Questions should follow from what you said learners would be able to do, not the other way around. If an objective says students will analyze a financial statement, an item that asks them to define a term does not measure it. Write the objective first, label its Bloom's level, then write items at that same level. This keeps a test honest: the score reflects the skill you promised to teach.
For a deeper walkthrough of matching items to outcomes, see how to align test questions to learning objectives. A short test blueprint that lists each objective, its level, and the number of items keeps the whole set balanced.
Writing a full set by hand at several cognitive levels is slow, especially the scenario stems and plausible distractors that higher levels demand. A faster path is to generate a first draft from your own material, then edit each item to the level you want. Upload a chapter, slide deck, or training manual to the MCQ maker and it drafts the stems, the answer options, and the key from your content. Set the difficulty higher and the questions lean toward apply and analyze rather than plain recall.
If you want more than multiple choice, the question generator fills a question bank with mixed formats, and the multiple choice quiz maker builds the whole assessment, not just the items. You stay in control of the final wording and the answer key. If your source is a scanned textbook or a printed handout, run it through an OCR document reader first so the tool can read the text, then generate from the recognized version.

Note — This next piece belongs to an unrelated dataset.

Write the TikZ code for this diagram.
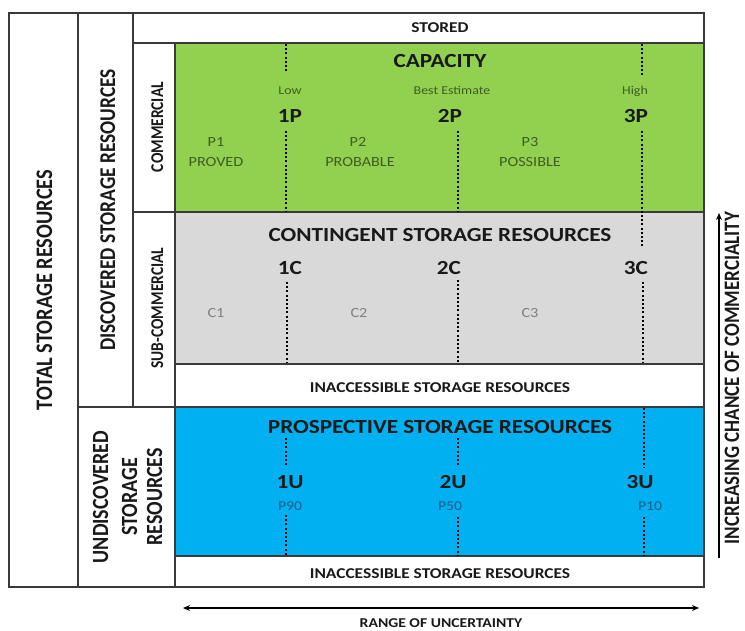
\documentclass[tikz,border=0pt]{standalone}
\usepackage{fontspec}
\setmainfont{Carlito}
\usetikzlibrary{arrows.meta}
\definecolor{capgreen}{HTML}{92D050}
\definecolor{contgrey}{HTML}{D9D9D9}
\definecolor{prosblue}{HTML}{00B0F0}
\definecolor{gridline}{HTML}{3A3A3A}
\definecolor{gtext}{HTML}{3F5E22}
\definecolor{ctext}{HTML}{808080}
\definecolor{btext}{HTML}{1D5C8C}
\tikzset{
  grid/.style={draw=gridline, line width=1.8pt},
  dotline/.style={line width=2.2pt, dash pattern=on 2pt off 2.2pt, black},
  txt/.style={inner sep=0pt, xscale=1.16, text=black!90},
  bigt/.style={txt, font=\bfseries\fontsize{20}{22}\selectfont, anchor=base},
  markt/.style={txt, font=\bfseries\fontsize{20}{22}\selectfont, anchor=base},
  smallg/.style={txt, font=\fontsize{12}{14}\selectfont, text=gtext, anchor=base},
  regg/.style={txt, font=\fontsize{14}{16}\selectfont, text=gtext, anchor=base},
  regc/.style={txt, font=\fontsize{14}{16}\selectfont, text=ctext, anchor=base},
  regb/.style={txt, font=\fontsize{13.5}{16}\selectfont, text=btext, anchor=base},
  rowt/.style={txt, font=\bfseries\fontsize{15}{17}\selectfont, anchor=base},
  side/.style={txt, font=\bfseries\fontsize{#1}{#1}\selectfont, rotate=90, anchor=base},
  arr/.style={line width=1.6pt, black, arrows={-{Stealth[length=7pt,width=6pt]}}},
  darr/.style={line width=1.6pt, black, arrows={{Stealth[length=7pt,width=6pt]}-{Stealth[length=7pt,width=6pt]}}}
}
\begin{document}
\begin{tikzpicture}[x=1pt,y=-1pt]
\useasboundingbox (0,0) rectangle (745,631);
\fill[white] (0,0) rectangle (745,631);
% coloured bands
\fill[capgreen] (175,43) rectangle (704,212);
\fill[contgrey] (175,212) rectangle (704,364);
\fill[prosblue] (175,407) rectangle (704,556);
% grid
\draw[grid] (9,13) rectangle (704,587);
\draw[grid] (78,13) -- (78,587);
\draw[grid] (133,13) -- (133,407);
\draw[grid] (175,43) -- (175,587);
\draw[grid] (133,43) -- (704,43);
\draw[grid] (133,212) -- (704,212);
\draw[grid] (175,364) -- (704,364);
\draw[grid] (78,407) -- (704,407);
\draw[grid] (175,556) -- (704,556);

% side labels (baseline at right side)
\node[side=20.4] (total) at (52,290) {TOTAL STORAGE RESOURCES};
\node[side=19.4] (disc) at (115,210) {DISCOVERED STORAGE RESOURCES};
\node[side=15.5] (comm) at (163,127) {COMMERCIAL};
\node[side=15.5] (subc) at (163,308) {SUB-COMMERCIAL};
\node[side=20] (und1) at (108,497) {UNDISCOVERED};
\node[side=20] (und2) at (137,497) {STORAGE};
\node[side=20] (und3) at (162,497) {RESOURCES};

% top row
\node[rowt] (stored) at (440,33) {STORED};

% capacity
\node[bigt] (cap) at (440,68) {CAPACITY};
\node[smallg] (low) at (290,95) {Low};
\node[smallg] (best) at (452,95) {Best Estimate};
\node[smallg] (high) at (635,95) {High};
\node[markt] (p1m) at (290,123) {1P};
\node[markt] (p2m) at (450,123) {2P};
\node[markt] (p3m) at (636,123) {3P};
\node[regg] (p1) at (216,147) {P1};
\node[regg] (p1b) at (216,167) {PROVED};
\node[regg] (p2) at (358,147) {P2};
\node[regg] (p2b) at (360,167) {PROBABLE};
\node[regg] (p3) at (530,147) {P3};
\node[regg] (p3b) at (530,167) {POSSIBLE};
\coordinate (d1a) at (286,44); \coordinate (d1b) at (286,73);
\coordinate (d1c) at (286,131); \coordinate (d1d) at (286,211);
\coordinate (d2c) at (458,131); \coordinate (d2d) at (458,211);
\coordinate (d3a) at (642,44); \coordinate (d3b) at (642,77);
\coordinate (d3c) at (642,131); \coordinate (d3d) at (642,248);
\draw[dotline] (d1a) -- (d1b);
\draw[dotline] (d1c) -- (d1d);
\draw[dotline] (d2c) -- (d2d);
\draw[dotline] (d3a) -- (d3b);
\draw[dotline] (d3c) -- (d3d);

% contingent
\node[bigt] (cont) at (440,242) {CONTINGENT STORAGE RESOURCES};
\node[markt] (c1m) at (290,275) {1C};
\node[markt] (c2m) at (449,275) {2C};
\node[markt] (c3m) at (636,275) {3C};
\node[regc] (c1) at (216,318) {C1};
\node[regc] (c2) at (359,318) {C2};
\node[regc] (c3) at (530,318) {C3};
\coordinate (e1a) at (287,282); \coordinate (e1b) at (287,363);
\coordinate (e2a) at (458,280); \coordinate (e2b) at (458,363);
\coordinate (e3a) at (643,282); \coordinate (e3b) at (643,363);
\draw[dotline] (e1a) -- (e1b);
\draw[dotline] (e2a) -- (e2b);
\draw[dotline] (e3a) -- (e3b);

\node[rowt] (inac1) at (440,392) {INACCESSIBLE STORAGE RESOURCES};

% prospective
\node[bigt] (pros) at (440,433) {PROSPECTIVE STORAGE RESOURCES};
\node[markt] (u1m) at (290,488) {1U};
\node[markt] (u2m) at (453,488) {2U};
\node[markt] (u3m) at (640,488) {3U};
\node[regb] (p90) at (290,510) {P90};
\node[regb] (p50) at (450,510) {P50};
\node[regb] (p10) at (650,510) {P10};
\coordinate (f1a) at (286,438); \coordinate (f1b) at (286,467);
\coordinate (f1c) at (286,515); \coordinate (f1d) at (286,555);
\coordinate (f2a) at (458,438); \coordinate (f2b) at (458,467);
\coordinate (f2c) at (458,517); \coordinate (f2d) at (458,555);
\coordinate (f3a) at (644,408); \coordinate (f3b) at (644,468);
\coordinate (f3c) at (644,517); \coordinate (f3d) at (644,555);
\draw[dotline] (f1a) -- (f1b);
\draw[dotline] (f1c) -- (f1d);
\draw[dotline] (f2a) -- (f2b);
\draw[dotline] (f2c) -- (f2d);
\draw[dotline] (f3a) -- (f3b);
\draw[dotline] (f3c) -- (f3d);

\node[rowt] (inac2) at (440,578) {INACCESSIBLE STORAGE RESOURCES};

% axes
\coordinate (hl) at (183,608); \coordinate (hr) at (699,608);
\draw[darr] (hl) -- (hr);
\node[txt, font=\bfseries\fontsize{13.5}{15}\selectfont, anchor=base] (range) at (441,627) {RANGE OF UNCERTAINTY};
\coordinate (vb) at (719,558); \coordinate (vt) at (719,213);
\draw[arr] (vb) -- (vt);
\node[side=19] (incr) at (739,378) {INCREASING CHANCE OF COMMERCIALITY};
\end{tikzpicture}
\end{document}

Instructors and course creators who turn the same lessons into published material can repurpose a unit's notes into an article with an AI SEO content agent, then build the quiz from the same source so the lesson and the assessment stay in sync. In corporate training, once learners pass the assessment you can capture a signed completion record with an online document signing tool to keep an audit trail.
Bloom's taxonomy is a framework that classifies learning and thinking into levels of increasing complexity. The revised model from 2001 has six levels: remember, understand, apply, analyze, evaluate, and create. Teachers and trainers use it to write objectives and questions that test more than memory, moving learners from recalling facts to using and judging what they know.
The six levels, from lowest to highest, are remember, understand, apply, analyze, evaluate, and create. Remember is simple recall, understand is explaining an idea, apply is using it in a new situation, analyze is breaking it into parts, evaluate is judging against criteria, and create is producing something original. Each level asks for deeper thinking than the one below it.
Good stems match the verb to the level. Use "What is...?" for remember, "How would you explain...?" for understand, "How would you use... to solve...?" for apply, "Why does... happen?" for analyze, "Which option is best and why?" for evaluate, and "What would you design to...?" for create. Keep a bank of these and swap in your own content.
Yes. Multiple choice can test apply, analyze, and evaluate when you frame the stem around a specific scenario with one concrete best answer and write distractors from common misconceptions. The format struggles only with the create level, which has no single predetermined answer and is better assessed with an essay or project.
Create is the highest level of the revised Bloom's taxonomy. It asks learners to produce new or original work, such as designing a plan, composing a piece, or proposing a solution. Because the output is open-ended, the create level is usually assessed with a project or written task rather than a multiple choice question.
Start with a short scenario in the stem, then ask the learner to apply or analyze it rather than recall a fact. Make sure the question has one defensible best answer, and build each distractor from a mistake a learner with a partial grasp would make. Put the reasoning in the stem and keep the options parallel and plausible.